Having so reached the above conclusion, a discussion of the parol evidence issue becomes unnecessary.

The plaintiff, in his brief, brings the court’s attention to an error in the trial court judgment wherein the judgment failed to order the return to defendant of the four installments of $4,200 each in order to comply with the law of rescission. The plaintiff is correct in his observation. The failure of the purchaser to pay the sale price causes the resolutory condition to take effect, which places matters in the same state as though the obligation had not existed. La.Civil Code art. 2045.5 If the vendor has paid part of the purchase price, that which he has paid is restored to him. Sli-man v. McBee, 311 So.2d 248 (La.1975). Also, $1,000.00 was paid for the certificates and permits under the “Purchase Agreement.” This sum also must be restored to defendant.

For these reasons, the judgment of the trial court shall be amended by ordering the payment by plaintiff to the defendant the sum of $17,800.00, which sum is payable at the time the certificates are transferred to plaintiff by defendant. In all other respects, the judgment of the trial court is affirmed. All costs are to be paid by defendant.

AMENDED AND AFFIRMED.

. Stanley J. Smith v.
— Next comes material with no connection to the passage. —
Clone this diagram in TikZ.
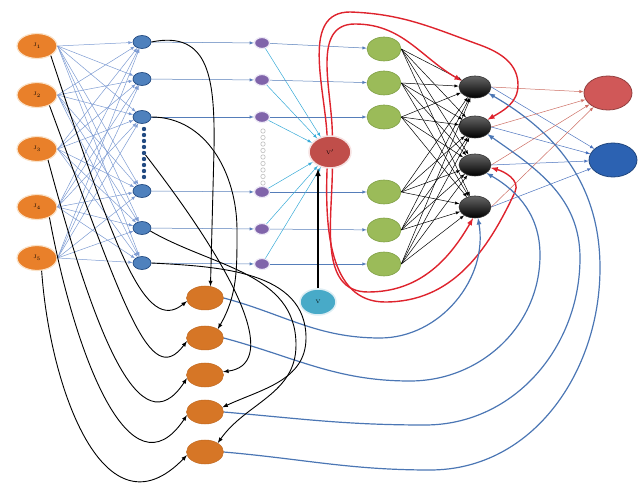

Delta Express, Inc., 365 So.2d 1345 (La.1978).

. 360 So.2d 1179 (La. 1978).

. 359 So.2d 1066 (La.App. 3rd Cir. 1978).

. Appellant did not put at issue, either in brief or oral argument, the portion of the trial court’s judgment adjudicating the ownership of the contract carrier permit issued by the Louisiana Public Service Commission described in the “Purchase Agreement” dated January 5, 1970. This portion of the trial court’s judgment was thus affirmed.

. Civil Code Art. 2045 provides as follows:

“The dissolving condition is that which, when accomplished, operates the revocation of the obligation, placing matters in the same state as though the obligation had not existed.
“It does not suspend the execution of the obligation; it only obliges the creditor to restore what he has received, in case the event provided for in the condition takes place.”